FIRST - and, in all honesty, probably the last - Diary item relating to the fact that the clocks went back at the weekend. Kevin Bridges tweeted: "An exciting time for the wee clock on my oven, about to be proven right after 6 months in the wrong. Stuck to its guns. Commendable."

To which Greg Hemphill replied: "Nice to know there are still ovens out there with the courage of their convections."

Still Game no more

SPEAKING of Greg Hemphill, one reader, Robert from Kirkcudbright, has been following our stories about what it is like to grow old.

"Getting old hit home," he laments in an email, "when I wore a Still Game T-shirt in Lanzarote and went for a pint with a pal, only for the barman to say, 'Are you wearing that T-shirt 'cos you two were the main actors?'"

Cost cutting

YESTERDAY's item about hairdressers having to trim customers' ear-hair reminds Robin Gilmour of the follically impaired bloke who complains about the cost of his all-too-brief spell in the barber's chair. "Sorry, sir," comes the reply, "but there was a search fee involved."

Do visit - some of us

TAKE a bow, Dundee uni Students' Union: you've got a name-check in John Cleese's autobiography.

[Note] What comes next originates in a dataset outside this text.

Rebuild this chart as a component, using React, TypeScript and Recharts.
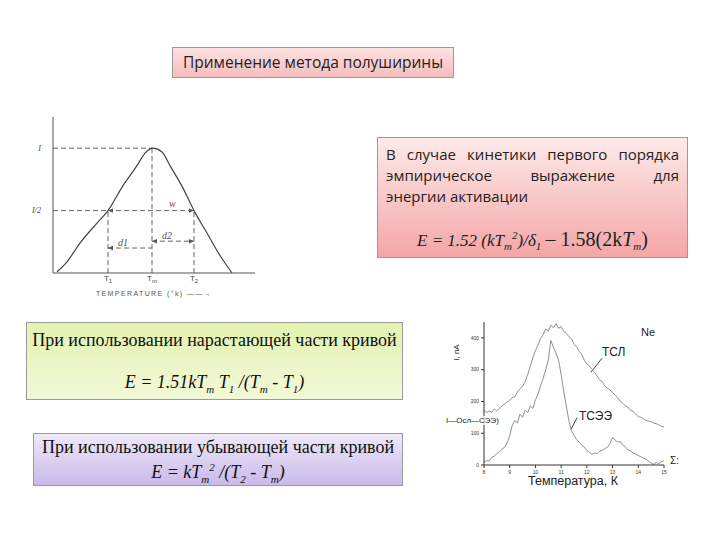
import { LineChart, Line, XAxis, YAxis, ReferenceLine } from "recharts";

// left sketch: half-width method (arbitrary temperature units, I normalised to 1)
const glowT = [4, 14, 27, 44, 55, 70, 84, 92, 100, 109, 117, 130, 141, 154, 167, 179];
const glowI = [0.01, 0.09, 0.24, 0.4, 0.5, 0.7, 0.86, 0.96, 1.0, 0.97, 0.86, 0.68, 0.5, 0.32, 0.14, 0.0];
const T1 = 55;
const TM = 99;
const T2 = 141;
const markTicks = [T1, TM, T2];
const markNames = ["1", "m", "2"];

// right plot: Ne, TSL and TSEE curves
const tempK = [
  8.0, 8.1, 8.2, 8.3, 8.4, 8.5, 8.6, 8.7, 8.8, 8.9, 9.0, 9.1, 9.2, 9.3, 9.4, 9.5, 9.6, 9.7, 9.8, 9.9,
  10.0, 10.1, 10.2, 10.3, 10.4, 10.5, 10.6, 10.7, 10.8, 10.9, 11.0, 11.1, 11.2, 11.3, 11.4, 11.5, 11.6,
  11.7, 11.8, 11.9, 12.0, 12.1, 12.2, 12.3, 12.4, 12.5, 12.6, 12.7, 12.8, 12.9, 13.0, 13.1, 13.2, 13.3,
  13.4, 13.5, 13.6, 13.7, 13.8, 13.9, 14.0, 14.1, 14.2, 14.3, 14.4, 14.5, 14.6, 14.7, 14.8, 14.9, 15.0,
];
const tsl = [
  172, 165, 170, 166, 176, 170, 178, 186, 192, 198, 204, 212, 215, 230, 240, 248, 262, 285, 310, 338,
  360, 378, 398, 410, 428, 422, 440, 432, 445, 430, 436, 420, 414, 404, 398, 380, 372,
  358, 348, 330, 318, 312, 300, 292, 280, 268, 262, 248, 242, 236, 228, 220, 212, 200,
  194, 186, 182, 172, 168, 160, 152, 150, 146, 140, 138, 136, 132, 130, 126, 122, 120,
];
const tsee = [
  8, 14, 12, 24, 28, 36, 42, 50, 56, 70, 92, 125, 140, 132, 160, 150, 172, 165, 186, 178,
  205, 222, 250, 272, 300, 330, 392, 370, 352, 330, 285, 232, 185, 140, 108, 94, 80,
  72, 62, 56, 46, 40, 34, 38, 36, 44, 46, 52, 56, 68, 86, 78, 72, 74,
  62, 56, 48, 44, 38, 34, 30, 26, 22, 18, 12, 6, 2, 8, 4, 10, 14,
];
const xTicks = [8, 9, 10, 11, 12, 13, 14, 15];
const yTicks = [0, 100, 200, 300, 400];

const glowData = glowT.map((t, i) => ({ t, i: glowI[i] }));
const neData = tempK.map((t, i) => ({ t, tsl: tsl[i], tsee: tsee[i] }));

const serif = "'Liberation Serif', 'Times New Roman', serif";
const sans = "'Liberation Sans', Arial, sans-serif";
const calibri = "'Open Sans', 'Noto Sans', sans-serif";

const MarkTick = ({ x, y, payload }: any) => {
  const idx = markTicks.indexOf(payload.value);
  return (
    <text x={x} y={y} textAnchor="middle" fontSize={8} fill="#444" fontFamily={sans}>
      T
      <tspan fontSize={6} dy={1.5}>
        {markNames[idx]}
      </tspan>
    </text>
  );
};

const GlowSketch = () => (
  <LineChart width={270} height={210} data={glowData} margin={{ top: 21, right: 15, left: 0, bottom: 0 }}>
    <defs>
      <marker id="arr" markerWidth="6" markerHeight="6" refX="5" refY="3" orient="auto-start-reverse">
        <path d="M0,0.8 L5,3 L0,5.2 z" fill="#555" />
      </marker>
    </defs>
    <XAxis
      type="number"
      dataKey="t"
      domain={[0, 202]}
      ticks={markTicks}
      tick={<MarkTick />}
      tickLine={false}
      stroke="#555"
      height={33}
      label={{
        value: "TEMPERATURE (°k) ——→",
        position: "insideBottom",
        offset: 10,
        fontSize: 7,
        fill: "#555",
        fontFamily: sans,
        letterSpacing: 1.4,
      }}
    />
    <YAxis
      type="number"
      domain={[0, 1.25]}
      ticks={[0.5, 1]}
      tickFormatter={(v) => (v === 1 ? "I" : "I/2")}
      tickLine={false}
      stroke="#555"
      width={53}
      tickMargin={6}
      tick={{ fontSize: 8, fill: "#444", fontFamily: serif, fontStyle: "italic" }}
    />
    <ReferenceLine segment={[{ x: 0, y: 1 }, { x: TM, y: 1 }]} stroke="#666" strokeDasharray="5 3" />
    <ReferenceLine segment={[{ x: 0, y: 0.5 }, { x: T1, y: 0.5 }]} stroke="#666" strokeDasharray="5 3" />
    <ReferenceLine segment={[{ x: TM, y: 0 }, { x: TM, y: 1 }]} stroke="#666" strokeDasharray="5 3" />
    <ReferenceLine segment={[{ x: T1, y: 0 }, { x: T1, y: 0.5 }]} stroke="#666" strokeDasharray="5 3" />
    <ReferenceLine segment={[{ x: T2, y: 0 }, { x: T2, y: 0.5 }]} stroke="#666" strokeDasharray="5 3" />
    <ReferenceLine
      segment={[{ x: T1, y: 0.5 }, { x: T2, y: 0.5 }]}
      stroke="#666"
      strokeDasharray="5 3"
      markerStart="url(#arr)"
      markerEnd="url(#arr)"
    />
    <ReferenceLine
      segment={[{ x: T1, y: 0.2 }, { x: TM, y: 0.2 }]}
      stroke="#666"
      strokeDasharray="5 3"
      markerStart="url(#arr)"
    />
    <ReferenceLine
      segment={[{ x: TM, y: 0.255 }, { x: T2, y: 0.255 }]}
      stroke="#666"
      strokeDasharray="5 3"
      markerStart="url(#arr)"
      markerEnd="url(#arr)"
    />
    <Line type="monotone" dataKey="i" stroke="#444" strokeWidth={1.2} dot={false} isAnimationActive={false} />
  </LineChart>
);

const NePlot = () => (
  <LineChart width={250} height={200} data={neData} margin={{ top: 12, right: 26, left: 0, bottom: 0 }}>
    <XAxis
      type="number"
      dataKey="t"
      domain={[8, 15]}
      ticks={xTicks}
      tickSize={3}
      stroke="#333"
      height={45}
      tick={{ fontSize: 5, fill: "#333", fontFamily: sans }}
    />
    <XAxis xAxisId="top" orientation="top" type="number" domain={[8, 15]} ticks={xTicks} tick={false} stroke="#333" height={0} />
    <YAxis
      type="number"
      domain={[0, 450]}
      ticks={yTicks}
      tickSize={3}
      stroke="#333"
      width={44}
      tick={{ fontSize: 5, fill: "#333", fontFamily: sans }}
    />
    <YAxis yAxisId="right" orientation="right" type="number" domain={[0, 450]} ticks={yTicks} tick={false} stroke="#333" width={0} />
    <ReferenceLine segment={[{ x: 12.59, y: 336 }, { x: 12.16, y: 292 }]} stroke="#444" />
    <ReferenceLine segment={[{ x: 11.62, y: 149 }, { x: 11.38, y: 112 }]} stroke="#444" />
    <Line type="linear" dataKey="tsl" stroke="#909090" strokeWidth={1} dot={false} isAnimationActive={false} />
    <Line type="linear" dataKey="tsee" stroke="#909090" strokeWidth={1} dot={false} isAnimationActive={false} />
  </LineChart>
);

const box = (left: number, top: number, width: number, height: number, bg: string) => ({
  position: "absolute" as const,
  left,
  top,
  width,
  height,
  boxSizing: "border-box" as const,
  border: "1px solid #9a9a9a",
  background: bg,
});

const abs = (left: number, top: number, extra: any = {}) => ({ position: "absolute" as const, left, top, ...extra });
const sub = { fontSize: 11 };
const sketchLabel = { fontFamily: serif, fontStyle: "italic", fontSize: 10, color: "#555", lineHeight: "10px" };

export default function App() {
  return (
    <div style={{ position: "absolute", left: 0, top: 0, width: 720, height: 540, background: "#fff", overflow: "hidden" }}>
      <div style={abs(0, 96)}>
        <GlowSketch />
      </div>
      <div style={abs(169, 199, sketchLabel)}>w</div>
      <div style={abs(118, 238, sketchLabel)}>d1</div>
      <div style={abs(162, 231, sketchLabel)}>d2</div>

      <div style={abs(440, 310)}>
        <NePlot />
      </div>

      {/* right plot annotations */}
      <div style={abs(641, 326, { fontFamily: sans, fontSize: 11, color: "#222" })}>Ne</div>
      <div style={abs(602, 345, { fontFamily: sans, fontSize: 12, color: "#222" })}>ТСЛ</div>
      <div style={abs(579, 409, { fontFamily: sans, fontSize: 12, color: "#222" })}>ТСЭЭ</div>
      <div style={abs(528, 474, { fontFamily: sans, fontSize: 12.5, color: "#222" })}>Температура, К</div>
      <div
        style={abs(448, 348, { fontFamily: sans, fontSize: 8, color: "#222", transform: "rotate(-90deg)", transformOrigin: "center" })}
      >
        I, пA
      </div>
      <div style={abs(446, 416, { fontFamily: sans, fontSize: 8, color: "#222", background: "rgba(255,255,255,0.8)" })}>
        I—Осл—СЭЭ)
      </div>
      <div style={abs(670, 455, { fontFamily: sans, fontSize: 10, color: "#222" })}>Σ:</div>

      {/* title */}
      <div
        style={{
          ...box(172, 47, 282, 31, "linear-gradient(to bottom, #fde2e2, #f6bcbc)"),
          fontFamily: calibri,
          fontSize: 15.5,
          color: "#222",
          textAlign: "center",
          lineHeight: "29px",
        }}
      >
        Применение метода полуширины
      </div>

      {/* first order kinetics */}
      <div
        style={{
          ...box(377, 137, 311, 121, "linear-gradient(to bottom, #fdeaea, #f4a6a6)"),
          fontFamily: calibri,
          fontSize: 15,
          color: "#222",
          padding: "6px 8px 0 8px",
        }}
      >
        <div style={{ textAlign: "justify", textAlignLast: "justify", lineHeight: "21px" }}>
          В случае кинетики первого порядка эмпирическое выражение для
        </div>
        <div style={{ lineHeight: "20px" }}>энергии активации</div>
        <div style={{ fontFamily: serif, fontStyle: "italic", fontSize: 17, textAlign: "center", marginTop: 22 }}>
          E = 1.52 (kT<sub style={sub}>m</sub>
          <sup style={sub}>2</sup>)/δ<sub style={sub}>1</sub>{" "}
          <span style={{ fontStyle: "normal", fontSize: 20 }}>– 1.58(2k</span>
          <span style={{ fontSize: 20 }}>T</span>
          <sub style={sub}>m</sub>
          <span style={{ fontStyle: "normal", fontSize: 20 }}>)</span>
        </div>
      </div>

      {/* rising part */}
      <div
        style={{
          ...box(26, 322, 377, 78, "linear-gradient(to bottom, #e3f2b0, #f2f9d8)"),
          fontFamily: serif,
          fontSize: 18,
          color: "#111",
          textAlign: "center",
        }}
      >
        <div style={{ marginTop: 7 }}>При использовании нарастающей части кривой</div>
        <div style={{ fontStyle: "italic", marginTop: 21 }}>
          E = 1.51kT<sub style={sub}>m</sub> T<sub style={sub}>1</sub> /(T<sub style={sub}>m</sub> - T
          <sub style={sub}>1</sub>)
        </div>
      </div>

      {/* falling part */}
      <div
        style={{
          ...box(33, 433, 370, 53, "linear-gradient(to bottom, #efe9f8, #c9b9ea)"),
          fontFamily: serif,
          fontSize: 18,
          color: "#111",
          textAlign: "center",
          lineHeight: "20px",
        }}
      >
        <div style={{ marginTop: 3 }}>При использовании убывающей части кривой</div>
        <div style={{ fontStyle: "italic" }}>
          E = kT<sub style={sub}>m</sub>
          <sup style={sub}>2</sup> /(T<sub style={sub}>2</sub> - T<sub style={sub}>m</sub>)
        </div>
      </div>
    </div>
  );
}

Cleese discusses the many invitations he has received from "nice, polite, friendly people" and says he has only ever seen one rude invitation - from the union to Her Majesty the Queen, informing her that they had decided to invite her to the university "by 13 votes to nine". We can only imagine the Queen's response to that one.

Great in Theory...

CANADIAN rockers Theory of a Deadman, backstage at the SSE Hydro, tweeted a picture of a neon sign reading 'Gie it laldy' and said the first fan to tweet the meaning of the expression would win two free tickets to that night's show.

One fan managed to get it right but was sadly unable to pick up his prize, and for a good reason.

"I'm in Ohio," he explained. "My apologies."